Sunday, March 29, 2015
a day trip to the Bayou City Art Festival
It's been a long time since I was at a quality art and craft fair so Friday, my sister and I headed into the city for the first day of the Bayou City Art Festival. This year the show included 450 artists working in 19 different categories (photography and mixed media have 2 categories each, mixed media/3D is a separate category than sculpture/3D, and then one for functional art, and of course the traditional clay, glass, wood, metal, jewelry, etc.). I wonder with so many categories, how an artist selects one. Some would be easy like jewelry. But what if you do sculptures in wood or clay or metal? Or the three people who made musical instruments out of wood?
Anyway, it was a great show on a beautiful spring day and by going on a week day, there weren't so many people that you couldn't even get in the booths to see the work or lines so long at the concessions that you had to wait an impossibly long time just to get water. By the time we made it all the way around the loop we were just in overload. I quit looking at the jewelry about halfway through because I just don't wear jewelry and especially not expensive jewelry no matter how gorgeous it is. And I stopped looking at the painters and photographers works because most of it didn't appeal to me however well crafted and so many of the canvasses were huge with huge price tags. In fact, there was lots of very expensive art there.
I purposely left my camera in the car because I didn't want to have to carry it around all day. After asking my sister for the third time to take a picture of something for me, she handed over her iPhone for the duration. The quality of the pictures is not always great but these are some of the things that really caught my eye (all the artists' names link to their websites).

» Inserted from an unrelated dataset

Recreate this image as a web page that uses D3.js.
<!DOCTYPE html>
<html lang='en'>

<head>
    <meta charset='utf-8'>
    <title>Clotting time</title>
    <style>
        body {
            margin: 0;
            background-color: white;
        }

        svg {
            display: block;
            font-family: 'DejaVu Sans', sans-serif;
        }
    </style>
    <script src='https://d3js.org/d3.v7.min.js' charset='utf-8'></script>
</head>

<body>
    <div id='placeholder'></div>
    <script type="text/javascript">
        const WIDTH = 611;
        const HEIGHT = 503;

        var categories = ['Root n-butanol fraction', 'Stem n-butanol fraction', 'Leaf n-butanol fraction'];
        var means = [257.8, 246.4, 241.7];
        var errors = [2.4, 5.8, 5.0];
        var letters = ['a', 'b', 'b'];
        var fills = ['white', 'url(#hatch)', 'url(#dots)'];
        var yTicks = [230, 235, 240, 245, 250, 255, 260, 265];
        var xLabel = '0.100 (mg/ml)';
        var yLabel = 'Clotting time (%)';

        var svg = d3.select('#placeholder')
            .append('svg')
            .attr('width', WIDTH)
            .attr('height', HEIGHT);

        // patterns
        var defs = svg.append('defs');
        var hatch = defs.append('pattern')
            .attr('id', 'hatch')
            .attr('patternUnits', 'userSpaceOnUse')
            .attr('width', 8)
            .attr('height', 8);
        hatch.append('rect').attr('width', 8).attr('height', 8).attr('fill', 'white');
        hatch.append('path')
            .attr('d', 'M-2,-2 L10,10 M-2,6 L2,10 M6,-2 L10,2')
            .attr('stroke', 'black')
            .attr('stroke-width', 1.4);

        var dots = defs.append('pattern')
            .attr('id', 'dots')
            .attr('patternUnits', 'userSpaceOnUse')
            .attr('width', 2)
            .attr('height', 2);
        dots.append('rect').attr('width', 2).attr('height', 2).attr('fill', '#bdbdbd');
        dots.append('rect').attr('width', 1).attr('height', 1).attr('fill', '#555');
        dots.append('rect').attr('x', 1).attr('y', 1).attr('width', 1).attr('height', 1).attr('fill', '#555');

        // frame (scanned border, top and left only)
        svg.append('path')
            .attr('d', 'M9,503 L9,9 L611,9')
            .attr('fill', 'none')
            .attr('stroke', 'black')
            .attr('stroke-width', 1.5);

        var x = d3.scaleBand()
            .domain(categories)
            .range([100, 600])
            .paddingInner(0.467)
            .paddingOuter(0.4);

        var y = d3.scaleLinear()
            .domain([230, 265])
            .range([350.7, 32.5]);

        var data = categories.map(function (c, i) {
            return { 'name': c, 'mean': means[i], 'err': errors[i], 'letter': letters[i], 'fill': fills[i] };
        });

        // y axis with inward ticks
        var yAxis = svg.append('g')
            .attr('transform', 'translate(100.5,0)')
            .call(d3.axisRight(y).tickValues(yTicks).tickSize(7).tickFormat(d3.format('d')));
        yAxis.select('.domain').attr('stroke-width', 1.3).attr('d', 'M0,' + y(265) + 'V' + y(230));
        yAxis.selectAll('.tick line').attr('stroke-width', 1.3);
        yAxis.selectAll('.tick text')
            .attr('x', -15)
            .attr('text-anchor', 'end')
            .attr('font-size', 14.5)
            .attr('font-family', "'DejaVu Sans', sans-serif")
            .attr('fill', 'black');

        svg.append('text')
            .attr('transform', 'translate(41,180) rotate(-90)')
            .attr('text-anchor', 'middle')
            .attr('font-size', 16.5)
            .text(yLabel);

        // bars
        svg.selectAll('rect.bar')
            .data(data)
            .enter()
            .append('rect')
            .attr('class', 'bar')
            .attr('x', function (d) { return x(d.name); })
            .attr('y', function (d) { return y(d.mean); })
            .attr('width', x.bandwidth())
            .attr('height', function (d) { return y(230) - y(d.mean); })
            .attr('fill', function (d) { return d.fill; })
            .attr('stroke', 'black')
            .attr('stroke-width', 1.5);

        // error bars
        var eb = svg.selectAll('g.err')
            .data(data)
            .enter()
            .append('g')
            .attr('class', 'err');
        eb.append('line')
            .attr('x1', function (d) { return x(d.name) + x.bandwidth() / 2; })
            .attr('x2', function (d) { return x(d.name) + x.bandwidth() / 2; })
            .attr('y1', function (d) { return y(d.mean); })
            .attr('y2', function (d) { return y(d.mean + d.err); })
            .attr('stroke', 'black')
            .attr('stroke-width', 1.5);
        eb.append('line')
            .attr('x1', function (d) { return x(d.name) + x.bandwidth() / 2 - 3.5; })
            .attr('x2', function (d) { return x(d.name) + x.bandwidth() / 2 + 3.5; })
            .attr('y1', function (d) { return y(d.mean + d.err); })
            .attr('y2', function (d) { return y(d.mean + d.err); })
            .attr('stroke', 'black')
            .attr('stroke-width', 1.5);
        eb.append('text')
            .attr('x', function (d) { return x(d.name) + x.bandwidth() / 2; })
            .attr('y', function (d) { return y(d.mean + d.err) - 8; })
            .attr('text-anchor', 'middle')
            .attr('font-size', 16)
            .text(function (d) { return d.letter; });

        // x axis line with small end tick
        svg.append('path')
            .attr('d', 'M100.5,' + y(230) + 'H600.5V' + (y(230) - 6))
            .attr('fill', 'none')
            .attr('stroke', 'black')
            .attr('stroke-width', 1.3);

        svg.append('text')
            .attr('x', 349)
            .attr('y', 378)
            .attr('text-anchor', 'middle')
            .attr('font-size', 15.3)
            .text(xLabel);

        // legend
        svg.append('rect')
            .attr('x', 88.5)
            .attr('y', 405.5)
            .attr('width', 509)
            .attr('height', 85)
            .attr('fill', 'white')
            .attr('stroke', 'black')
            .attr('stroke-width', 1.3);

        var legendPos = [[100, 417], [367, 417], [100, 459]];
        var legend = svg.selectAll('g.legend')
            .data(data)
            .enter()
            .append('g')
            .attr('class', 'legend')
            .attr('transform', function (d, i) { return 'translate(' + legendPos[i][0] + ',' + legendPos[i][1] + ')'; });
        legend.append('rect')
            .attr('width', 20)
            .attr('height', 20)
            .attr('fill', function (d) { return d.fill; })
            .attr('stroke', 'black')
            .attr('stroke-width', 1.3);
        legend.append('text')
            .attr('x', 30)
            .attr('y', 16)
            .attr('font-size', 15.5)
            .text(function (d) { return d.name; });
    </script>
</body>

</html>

As soon as we entered, to the left, was a metal artist with a fun and quirky flair, Fred Conlon, and his work immediately drew me over. He must have had hundreds of pieces spread out under the trees there. It didn't take me long to find the one I wanted and then I dithered over spending my money on the very first thing that I saw before seeing anything else of the show. So, I just took a leap of faith and forked over my money. He held it for me til we left.
Venus flytrap with spark plug dragonfly
The man directly across, Andrew Carson, did kinetic sculpture out of metal and glass. You can't tell it from the photo but these were in constant motion.

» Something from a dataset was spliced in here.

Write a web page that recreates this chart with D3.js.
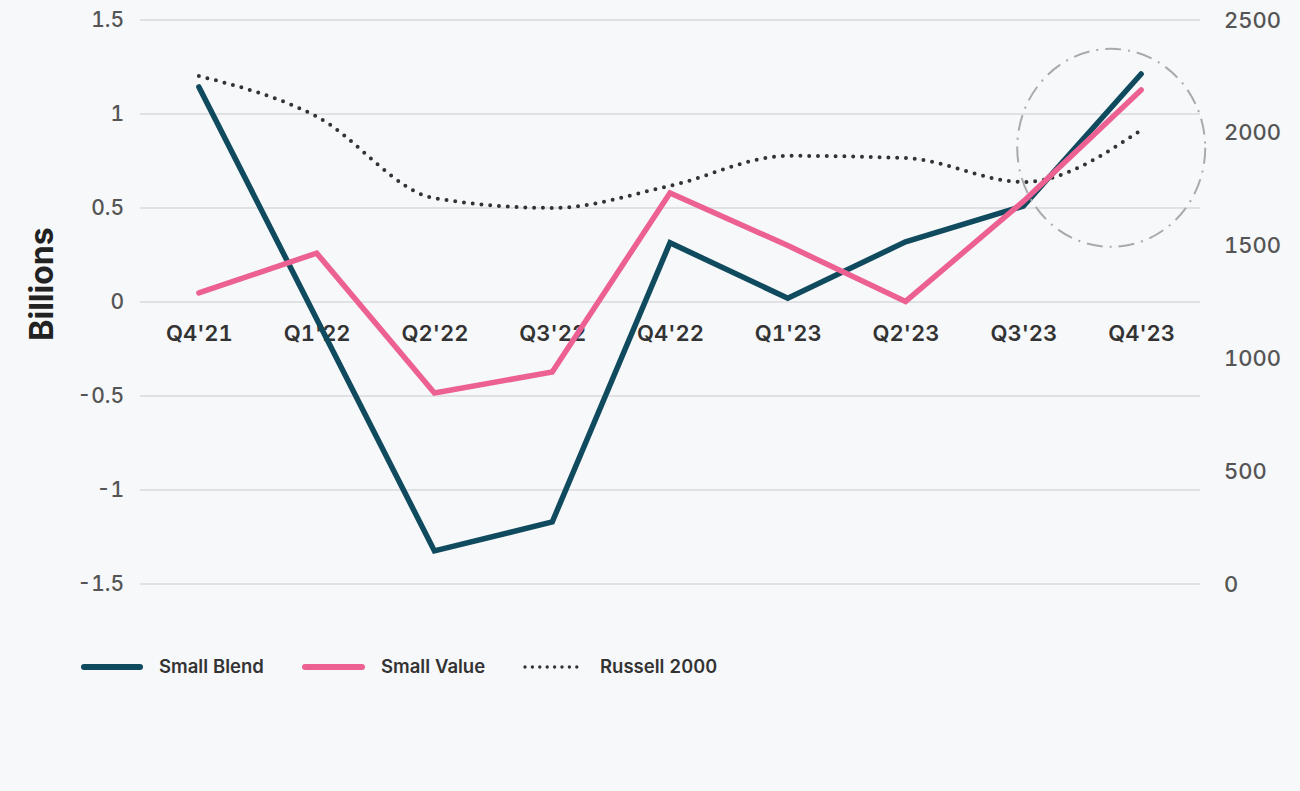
<!DOCTYPE html>
<html>
<head>
<meta charset="utf-8">
<script src="https://cdn.jsdelivr.net/npm/d3@7"></script>
<style>
  html, body { margin: 0; padding: 0; background: #f7f8fa; }
  svg { display: block; }
  text { font-family: Inter, "Noto Sans", sans-serif; font-variant-numeric: tabular-nums; }
</style>
</head>
<body>
<script>
const categories = ["Q4'21", "Q1'22", "Q2'22", "Q3'22", "Q4'22", "Q1'23", "Q2'23", "Q3'23", "Q4'23"];
const smallBlend = [1.144, -0.09, -1.324, -1.17, 0.315, 0.02, 0.32, 0.51, 1.213];
const smallValue = [0.048, 0.26, -0.484, -0.372, 0.58, 0.30, 0.003, 0.535, 1.128];
const russell2000 = [2252, 2072, 1710, 1667, 1765, 1898, 1888, 1782, 2012];
const leftTicks = [-1.5, -1, -0.5, 0, 0.5, 1, 1.5];
const rightTicks = [0, 500, 1000, 1500, 2000, 2500];
const seriesNames = ["Small Blend", "Small Value", "Russell 2000"];

const W = 1300, H = 791;
const plotLeft = 140, plotRight = 1200, plotTop = 20, plotBottom = 584;
const blue = "#0f4a5e", pink = "#ec6192", dark = "#333333";

const svg = d3.select("body").append("svg").attr("width", W).attr("height", H);
svg.append("rect").attr("width", W).attr("height", H).attr("fill", "#f7f8fa");

const x = d3.scalePoint().domain(categories).range([plotLeft, plotRight]).padding(0.5);
const yL = d3.scaleLinear().domain([-1.5, 1.5]).range([plotBottom, plotTop]);
const yR = d3.scaleLinear().domain([0, 2500]).range([plotBottom, plotTop]);

// gridlines
svg.append("g").selectAll("line").data(leftTicks).join("line")
  .attr("x1", plotLeft).attr("x2", plotRight)
  .attr("y1", d => yL(d)).attr("y2", d => yL(d))
  .attr("stroke", "#d9dadc").attr("stroke-width", 1.5);

// left axis
const gl = svg.append("g").attr("transform", `translate(${plotLeft},0)`)
  .call(d3.axisLeft(yL).tickValues(leftTicks).tickSize(0).tickPadding(16).tickFormat(d => String(d)));
gl.select(".domain").remove();
gl.selectAll("text").attr("font-size", 21).attr("fill", "#555").attr("font-weight", 500)
  .style("font-family", "Inter, sans-serif");

// right axis
const gr = svg.append("g").attr("transform", `translate(${plotRight},0)`)
  .call(d3.axisRight(yR).tickValues(rightTicks).tickSize(0).tickPadding(24).tickFormat(d3.format("d")));
gr.select(".domain").remove();
gr.selectAll("text").attr("font-size", 22).attr("fill", "#555").attr("font-weight", 500)
  .style("font-family", "Inter, sans-serif");

// category labels along zero line
const gx = svg.append("g").attr("transform", `translate(0,${yL(0)})`)
  .call(d3.axisBottom(x).tickSize(0).tickPadding(23));
gx.select(".domain").remove();
gx.selectAll("text").attr("font-size", 22).attr("fill", dark).attr("font-weight", 600)
  .style("font-family", "Inter, sans-serif");

// y axis title
svg.append("text")
  .attr("transform", `translate(53,${(plotTop + plotBottom) / 2 - 18}) rotate(-90)`)
  .attr("text-anchor", "middle")
  .attr("font-size", 32).attr("font-weight", 700).attr("fill", "#222")
  .text("Billions");

// lines
const lineL = d3.line().x((d, i) => x(categories[i])).y(d => yL(d));
const lineR = d3.line().x((d, i) => x(categories[i])).y(d => yR(d)).curve(d3.curveMonotoneX);

svg.append("path").datum(russell2000).attr("d", lineR)
  .attr("fill", "none").attr("stroke", dark).attr("stroke-width", 4)
  .attr("stroke-linecap", "round").attr("stroke-dasharray", "0 8.8");

svg.append("path").datum(smallBlend).attr("d", lineL)
  .attr("fill", "none").attr("stroke", blue).attr("stroke-width", 5.5)
  .attr("stroke-linecap", "round");

svg.append("path").datum(smallValue).attr("d", lineL)
  .attr("fill", "none").attr("stroke", pink).attr("stroke-width", 5.5)
  .attr("stroke-linecap", "round");

// highlight ellipse around last quarter
const cx = (x(categories[7]) + x(categories[8])) / 2 + 29;
svg.append("ellipse")
  .attr("cx", cx).attr("cy", yL(0.82))
  .attr("rx", 94).attr("ry", 99)
  .attr("fill", "none").attr("stroke", "#aaaaaa").attr("stroke-width", 2)
  .attr("stroke-dasharray", "16 7 2 7");

// legend
const legend = [
  { name: seriesNames[0], color: blue, dash: null, x0: 84, w: 56 },
  { name: seriesNames[1], color: pink, dash: null, x0: 305, w: 57 },
  { name: seriesNames[2], color: dark, dash: "0 7.4", x0: 525, w: 53 }
];
const ly = 667;
const lg = svg.append("g");
legend.forEach(l => {
  lg.append("line").attr("x1", l.x0).attr("x2", l.x0 + l.w).attr("y1", ly).attr("y2", ly)
    .attr("stroke", l.color).attr("stroke-width", l.dash ? 3.4 : 6)
    .attr("stroke-linecap", "round")
    .attr("stroke-dasharray", l.dash);
  lg.append("text").attr("x", l.x0 + l.w + (l.dash ? 22 : 19)).attr("y", ly).attr("dy", "0.35em")
    .attr("font-size", 18.5).attr("font-weight", 600).attr("fill", dark)
    .text(l.name);
});
</script>
</body>
</html>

Further in, I thought these strumsticks by Bob McNally were elegantly beautiful even though I don't play any musical instruments.
These gorgeous beaded 'heritage' purses by Jacqui Uza were stunning. They not only looked beautiful, they felt good in your hands and what is even more amazing is that they are knitted. The beads are knitted in as she goes and she knits them all of a piece. She showed me the one she was working on where she had already 'turned the corner' and was working back up the other side.
Brenda McMahon was showing these beautiful softly colored vessels with natural materials adorning the tops. She uses a saggar fire form of raku which produces the soft colors.
These baskets by Cindy Killgore (who, unfortunately, does not have a web site or FB page so I can't give you a link besides her email address) are woven using pine needles and raffia. She had a set of shallow round forms on a wall that were based on butterfly wing colors and patterns but apparently I didn't get a picture of those.
Another potter whose work caught my attention is Cathra-Anne Barker. Her vessels are highly decorated with wax resisted glazes that she makes herself.
These beautiful obsidian wind chimes are made by Deborah and Richard Bloom. The shards of obsidian have the sweetest tinkling sound and are ornamented with all sorts of natural materials...bits of wood, dried seed pods and berries, bone and thorns, antlers and shell.
I loved the sweet little watercolors of leaves and bugs and fungus and feathers and moths and so on by Katie Musolff.
The enormous metal sculptures of cactus and palm trees by Richard Turner were wonderful. We were a little amused when he told us he was from Kansas...because they have so many cactus in Kansas?
These very cool birdhouses by David Boone stopped us in our tracks.